:: Set exercise ::
Go through the listing and copy every line word for word.

= = = = =

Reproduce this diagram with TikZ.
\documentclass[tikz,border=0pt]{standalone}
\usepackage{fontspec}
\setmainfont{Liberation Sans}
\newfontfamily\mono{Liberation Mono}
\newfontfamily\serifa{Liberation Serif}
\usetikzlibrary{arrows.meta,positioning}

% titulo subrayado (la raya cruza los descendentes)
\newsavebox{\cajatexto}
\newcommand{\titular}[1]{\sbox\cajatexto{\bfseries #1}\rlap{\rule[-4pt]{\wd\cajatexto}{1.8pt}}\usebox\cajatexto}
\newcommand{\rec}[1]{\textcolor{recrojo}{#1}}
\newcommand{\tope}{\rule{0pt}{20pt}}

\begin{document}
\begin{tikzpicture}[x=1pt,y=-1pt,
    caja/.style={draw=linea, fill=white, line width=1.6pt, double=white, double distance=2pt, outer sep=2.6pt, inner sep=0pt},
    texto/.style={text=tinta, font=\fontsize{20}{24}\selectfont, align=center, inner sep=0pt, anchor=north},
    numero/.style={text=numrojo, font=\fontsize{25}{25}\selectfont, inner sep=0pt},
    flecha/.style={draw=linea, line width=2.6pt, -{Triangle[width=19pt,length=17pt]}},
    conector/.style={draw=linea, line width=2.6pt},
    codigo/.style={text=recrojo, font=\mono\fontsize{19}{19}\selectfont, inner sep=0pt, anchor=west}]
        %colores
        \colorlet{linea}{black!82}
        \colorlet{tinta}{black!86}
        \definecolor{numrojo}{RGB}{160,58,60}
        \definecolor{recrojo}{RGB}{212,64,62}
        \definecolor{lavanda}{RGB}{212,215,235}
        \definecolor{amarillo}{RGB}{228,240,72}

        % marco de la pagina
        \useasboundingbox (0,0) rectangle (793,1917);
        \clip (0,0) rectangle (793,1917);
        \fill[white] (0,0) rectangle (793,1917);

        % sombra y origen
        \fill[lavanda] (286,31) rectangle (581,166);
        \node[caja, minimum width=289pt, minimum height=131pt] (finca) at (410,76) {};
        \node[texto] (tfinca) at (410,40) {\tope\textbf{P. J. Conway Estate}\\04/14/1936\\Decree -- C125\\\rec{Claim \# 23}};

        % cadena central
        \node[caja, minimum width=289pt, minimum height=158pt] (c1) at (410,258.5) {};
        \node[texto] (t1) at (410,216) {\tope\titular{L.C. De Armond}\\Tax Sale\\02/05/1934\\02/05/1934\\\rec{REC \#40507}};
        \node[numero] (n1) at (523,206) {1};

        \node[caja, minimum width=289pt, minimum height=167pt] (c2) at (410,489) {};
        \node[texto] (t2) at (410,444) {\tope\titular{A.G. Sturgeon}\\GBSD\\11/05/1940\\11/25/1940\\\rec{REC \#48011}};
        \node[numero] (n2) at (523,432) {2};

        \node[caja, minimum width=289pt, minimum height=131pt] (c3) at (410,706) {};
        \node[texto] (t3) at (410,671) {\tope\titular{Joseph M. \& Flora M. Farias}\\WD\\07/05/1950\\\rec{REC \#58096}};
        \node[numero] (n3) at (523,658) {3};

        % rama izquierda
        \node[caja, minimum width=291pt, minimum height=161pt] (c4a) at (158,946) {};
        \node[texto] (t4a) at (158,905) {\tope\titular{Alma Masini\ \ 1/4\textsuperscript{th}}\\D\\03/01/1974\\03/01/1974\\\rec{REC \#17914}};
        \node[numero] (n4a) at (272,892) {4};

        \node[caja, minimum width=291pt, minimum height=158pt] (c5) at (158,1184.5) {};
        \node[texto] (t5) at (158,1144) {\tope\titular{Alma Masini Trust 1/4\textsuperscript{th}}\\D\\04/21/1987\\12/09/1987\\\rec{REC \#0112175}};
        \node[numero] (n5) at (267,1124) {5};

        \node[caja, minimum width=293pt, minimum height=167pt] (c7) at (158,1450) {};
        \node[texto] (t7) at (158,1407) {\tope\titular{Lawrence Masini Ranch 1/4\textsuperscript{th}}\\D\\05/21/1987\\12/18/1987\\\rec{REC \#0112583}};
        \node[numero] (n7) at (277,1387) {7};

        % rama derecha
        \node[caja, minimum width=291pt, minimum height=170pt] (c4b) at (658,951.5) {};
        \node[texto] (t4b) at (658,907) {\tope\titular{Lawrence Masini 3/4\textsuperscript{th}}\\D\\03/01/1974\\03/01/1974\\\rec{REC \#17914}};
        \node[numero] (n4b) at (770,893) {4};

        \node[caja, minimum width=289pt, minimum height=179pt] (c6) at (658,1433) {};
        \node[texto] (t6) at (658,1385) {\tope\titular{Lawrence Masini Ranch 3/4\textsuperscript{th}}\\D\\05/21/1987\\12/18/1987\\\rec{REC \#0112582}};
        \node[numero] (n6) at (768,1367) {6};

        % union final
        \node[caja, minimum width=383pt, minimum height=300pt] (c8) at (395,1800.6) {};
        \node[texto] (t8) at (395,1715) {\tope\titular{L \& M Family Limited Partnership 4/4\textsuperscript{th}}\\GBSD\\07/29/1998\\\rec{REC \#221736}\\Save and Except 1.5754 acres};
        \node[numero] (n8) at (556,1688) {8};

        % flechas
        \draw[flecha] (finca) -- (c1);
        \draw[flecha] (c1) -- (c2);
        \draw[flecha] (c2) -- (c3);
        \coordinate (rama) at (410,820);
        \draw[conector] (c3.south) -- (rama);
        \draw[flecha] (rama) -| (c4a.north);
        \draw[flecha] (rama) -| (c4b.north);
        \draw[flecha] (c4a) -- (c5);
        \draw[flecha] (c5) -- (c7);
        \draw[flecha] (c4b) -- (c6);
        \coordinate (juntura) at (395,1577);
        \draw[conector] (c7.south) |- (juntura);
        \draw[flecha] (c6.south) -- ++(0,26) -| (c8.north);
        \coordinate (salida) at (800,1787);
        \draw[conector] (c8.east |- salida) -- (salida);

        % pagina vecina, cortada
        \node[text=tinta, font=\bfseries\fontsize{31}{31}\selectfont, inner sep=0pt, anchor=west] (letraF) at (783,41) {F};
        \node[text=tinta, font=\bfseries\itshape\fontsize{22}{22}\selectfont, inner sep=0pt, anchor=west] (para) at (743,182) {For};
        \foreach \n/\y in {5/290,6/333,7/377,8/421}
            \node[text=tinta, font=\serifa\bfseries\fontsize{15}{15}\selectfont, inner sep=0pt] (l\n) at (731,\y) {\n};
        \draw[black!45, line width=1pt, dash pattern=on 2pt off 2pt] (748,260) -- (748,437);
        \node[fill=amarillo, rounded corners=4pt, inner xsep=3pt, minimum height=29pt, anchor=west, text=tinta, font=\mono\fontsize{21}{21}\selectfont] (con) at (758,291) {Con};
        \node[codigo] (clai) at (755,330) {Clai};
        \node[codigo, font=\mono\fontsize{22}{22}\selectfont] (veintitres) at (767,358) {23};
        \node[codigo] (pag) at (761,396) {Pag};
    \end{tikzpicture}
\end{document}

= = = = =

:: Finished answer ::
Reproduce this diagram with TikZ.
\documentclass[tikz,border=0pt]{standalone}
\usepackage{fontspec}
\setmainfont{Liberation Sans}
\newfontfamily\mono{Liberation Mono}
\newfontfamily\serifa{Liberation Serif}
\usetikzlibrary{arrows.meta,positioning}

% titulo subrayado (la raya cruza los descendentes)
\newsavebox{\cajatexto}
\newcommand{\titular}[1]{\sbox\cajatexto{\bfseries #1}\rlap{\rule[-4pt]{\wd\cajatexto}{1.8pt}}\usebox\cajatexto}
\newcommand{\rec}[1]{\textcolor{recrojo}{#1}}
\newcommand{\tope}{\rule{0pt}{20pt}}

\begin{document}
\begin{tikzpicture}[x=1pt,y=-1pt,
    caja/.style={draw=linea, fill=white, line width=1.6pt, double=white, double distance=2pt, outer sep=2.6pt, inner sep=0pt},
    texto/.style={text=tinta, font=\fontsize{20}{24}\selectfont, align=center, inner sep=0pt, anchor=north},
    numero/.style={text=numrojo, font=\fontsize{25}{25}\selectfont, inner sep=0pt},
    flecha/.style={draw=linea, line width=2.6pt, -{Triangle[width=19pt,length=17pt]}},
    conector/.style={draw=linea, line width=2.6pt},
    codigo/.style={text=recrojo, font=\mono\fontsize{19}{19}\selectfont, inner sep=0pt, anchor=west}]
        %colores
        \colorlet{linea}{black!82}
        \colorlet{tinta}{black!86}
        \definecolor{numrojo}{RGB}{160,58,60}
        \definecolor{recrojo}{RGB}{212,64,62}
        \definecolor{lavanda}{RGB}{212,215,235}
        \definecolor{amarillo}{RGB}{228,240,72}

        % marco de la pagina
        \useasboundingbox (0,0) rectangle (793,1917);
        \clip (0,0) rectangle (793,1917);
        \fill[white] (0,0) rectangle (793,1917);

        % sombra y origen
        \fill[lavanda] (286,31) rectangle (581,166);
        \node[caja, minimum width=289pt, minimum height=131pt] (finca) at (410,76) {};
        \node[texto] (tfinca) at (410,40) {\tope\textbf{P. J. Conway Estate}\\04/14/1936\\Decree -- C125\\\rec{Claim \# 23}};

        % cadena central
        \node[caja, minimum width=289pt, minimum height=158pt] (c1) at (410,258.5) {};
        \node[texto] (t1) at (410,216) {\tope\titular{L.C. De Armond}\\Tax Sale\\02/05/1934\\02/05/1934\\\rec{REC \#40507}};
        \node[numero] (n1) at (523,206) {1};

        \node[caja, minimum width=289pt, minimum height=167pt] (c2) at (410,489) {};
        \node[texto] (t2) at (410,444) {\tope\titular{A.G. Sturgeon}\\GBSD\\11/05/1940\\11/25/1940\\\rec{REC \#48011}};
        \node[numero] (n2) at (523,432) {2};

        \node[caja, minimum width=289pt, minimum height=131pt] (c3) at (410,706) {};
        \node[texto] (t3) at (410,671) {\tope\titular{Joseph M. \& Flora M. Farias}\\WD\\07/05/1950\\\rec{REC \#58096}};
        \node[numero] (n3) at (523,658) {3};

        % rama izquierda
        \node[caja, minimum width=291pt, minimum height=161pt] (c4a) at (158,946) {};
        \node[texto] (t4a) at (158,905) {\tope\titular{Alma Masini\ \ 1/4\textsuperscript{th}}\\D\\03/01/1974\\03/01/1974\\\rec{REC \#17914}};
        \node[numero] (n4a) at (272,892) {4};

        \node[caja, minimum width=291pt, minimum height=158pt] (c5) at (158,1184.5) {};
        \node[texto] (t5) at (158,1144) {\tope\titular{Alma Masini Trust 1/4\textsuperscript{th}}\\D\\04/21/1987\\12/09/1987\\\rec{REC \#0112175}};
        \node[numero] (n5) at (267,1124) {5};

        \node[caja, minimum width=293pt, minimum height=167pt] (c7) at (158,1450) {};
        \node[texto] (t7) at (158,1407) {\tope\titular{Lawrence Masini Ranch 1/4\textsuperscript{th}}\\D\\05/21/1987\\12/18/1987\\\rec{REC \#0112583}};
        \node[numero] (n7) at (277,1387) {7};

        % rama derecha
        \node[caja, minimum width=291pt, minimum height=170pt] (c4b) at (658,951.5) {};
        \node[texto] (t4b) at (658,907) {\tope\titular{Lawrence Masini 3/4\textsuperscript{th}}\\D\\03/01/1974\\03/01/1974\\\rec{REC \#17914}};
        \node[numero] (n4b) at (770,893) {4};

        \node[caja, minimum width=289pt, minimum height=179pt] (c6) at (658,1433) {};
        \node[texto] (t6) at (658,1385) {\tope\titular{Lawrence Masini Ranch 3/4\textsuperscript{th}}\\D\\05/21/1987\\12/18/1987\\\rec{REC \#0112582}};
        \node[numero] (n6) at (768,1367) {6};

        % union final
        \node[caja, minimum width=383pt, minimum height=300pt] (c8) at (395,1800.6) {};
        \node[texto] (t8) at (395,1715) {\tope\titular{L \& M Family Limited Partnership 4/4\textsuperscript{th}}\\GBSD\\07/29/1998\\\rec{REC \#221736}\\Save and Except 1.5754 acres};
        \node[numero] (n8) at (556,1688) {8};

        % flechas
        \draw[flecha] (finca) -- (c1);
        \draw[flecha] (c1) -- (c2);
        \draw[flecha] (c2) -- (c3);
        \coordinate (rama) at (410,820);
        \draw[conector] (c3.south) -- (rama);
        \draw[flecha] (rama) -| (c4a.north);
        \draw[flecha] (rama) -| (c4b.north);
        \draw[flecha] (c4a) -- (c5);
        \draw[flecha] (c5) -- (c7);
        \draw[flecha] (c4b) -- (c6);
        \coordinate (juntura) at (395,1577);
        \draw[conector] (c7.south) |- (juntura);
        \draw[flecha] (c6.south) -- ++(0,26) -| (c8.north);
        \coordinate (salida) at (800,1787);
        \draw[conector] (c8.east |- salida) -- (salida);

        % pagina vecina, cortada
        \node[text=tinta, font=\bfseries\fontsize{31}{31}\selectfont, inner sep=0pt, anchor=west] (letraF) at (783,41) {F};
        \node[text=tinta, font=\bfseries\itshape\fontsize{22}{22}\selectfont, inner sep=0pt, anchor=west] (para) at (743,182) {For};
        \foreach \n/\y in {5/290,6/333,7/377,8/421}
            \node[text=tinta, font=\serifa\bfseries\fontsize{15}{15}\selectfont, inner sep=0pt] (l\n) at (731,\y) {\n};
        \draw[black!45, line width=1pt, dash pattern=on 2pt off 2pt] (748,260) -- (748,437);
        \node[fill=amarillo, rounded corners=4pt, inner xsep=3pt, minimum height=29pt, anchor=west, text=tinta, font=\mono\fontsize{21}{21}\selectfont] (con) at (758,291) {Con};
        \node[codigo] (clai) at (755,330) {Clai};
        \node[codigo, font=\mono\fontsize{22}{22}\selectfont] (veintitres) at (767,358) {23};
        \node[codigo] (pag) at (761,396) {Pag};
    \end{tikzpicture}
\end{document}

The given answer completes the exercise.